Porcelain vs Ceramic
Here at EA Ceramics a question we are often is asked what the differences are between a ceramic and a porcelain tile. Although essentially belonging to the same family, there are a variety of differences between the two, and with these contrasting properties you may find that one might be more advantageous to your project than the other.
A little confused? Don’t worry, we are going to get a little technical, but we are here to help explain these differences in the simplest way possible, making it easier to select the most suitable tile for you.
A major difference between porcelain and ceramics begins at their manufacturing stage.
Ceramics are formed by using a natural red, brown or white clay mixture. They are then fired in a kiln at high temperatures, which reduces water content, before the final glaze and then pattern is applied.
Porcelain tiles use only white clay. However unlike with ceramics a compound called feldspar, alongside finely-ground sand are both added to the white clay mixture. Then when placed into the kiln they are baked at even higher temperatures than ceramics.
As a result porcelain is a harder, denser, therefore less porous tile.
Being able to determine the differences between the two is often made after the original manufacturing process. All tiles are subject to a number of tests, one of which is the water absorption test.
Tiles are weighed before being immersed in water for a period of time. Post-test, these tiles are then re-weighed.

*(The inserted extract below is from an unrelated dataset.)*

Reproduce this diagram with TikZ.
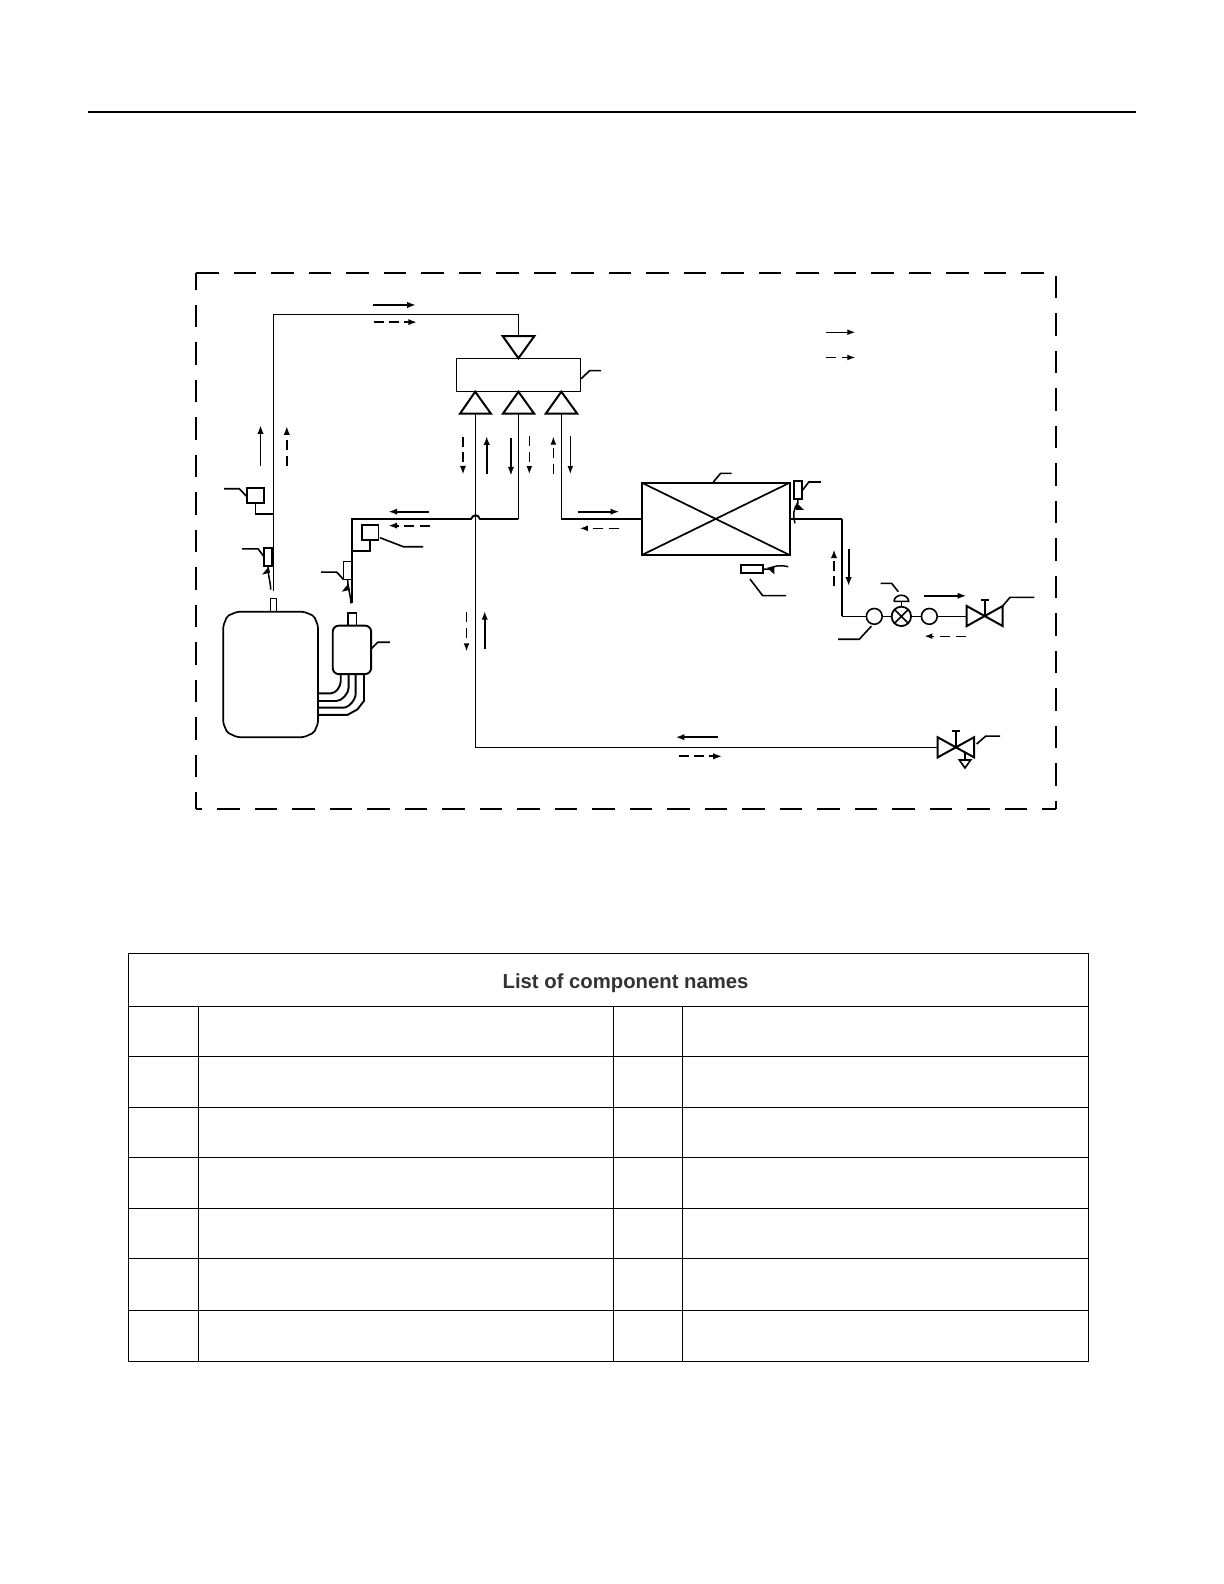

The tiles that weigh 0.5% more after being submerged in the water have obviously soaked it up. These are then classified as a ceramic tile.
In comparison those that weigh 0.5% less have absorbed less water, so are more dense and less permeable. These are then classified as a porcelain tile.
Porcelain tiles are harder and tougher than ceramics and therefore are more suitable in areas with higher levels of footfall. As a result of this level of toughness there are few other wall and floor options available that stand the test of time quite like a porcelain tile does.
Due to their ability to absorb less water than ceramics , porcelain tiles are also ideal for outdoor use and anywhere else where there is a possibility of significant amounts of moisture (eg. bathrooms & kitchens).
Because of their increased density they are highly impervious to most substances so any spillages don’t get the opportunity to seep into the tile and set causing stain marks.
Similarly to porcelain, ceramic tiles are incredibly durable, water resistant and can last for year and years with the proper maintenance. However although many ceramic tiles can be used on the floor, being not quite as tough as porcelain, not all are suitable. We have an easy, simple way for you to check the specifications of your chosen ceramic tile before you start your project.
It’s not always the case, but due to the less refined clay used in the manufacturing stages of producing a ceramic tile, they are generally cheaper alternatives to porcelain tiles making them a more affordable option.
There is often a wide selection of decorative design options for a ceramic tile. From extravagant patterns to variations in colour, they are without doubt one of the most diverse tile options available.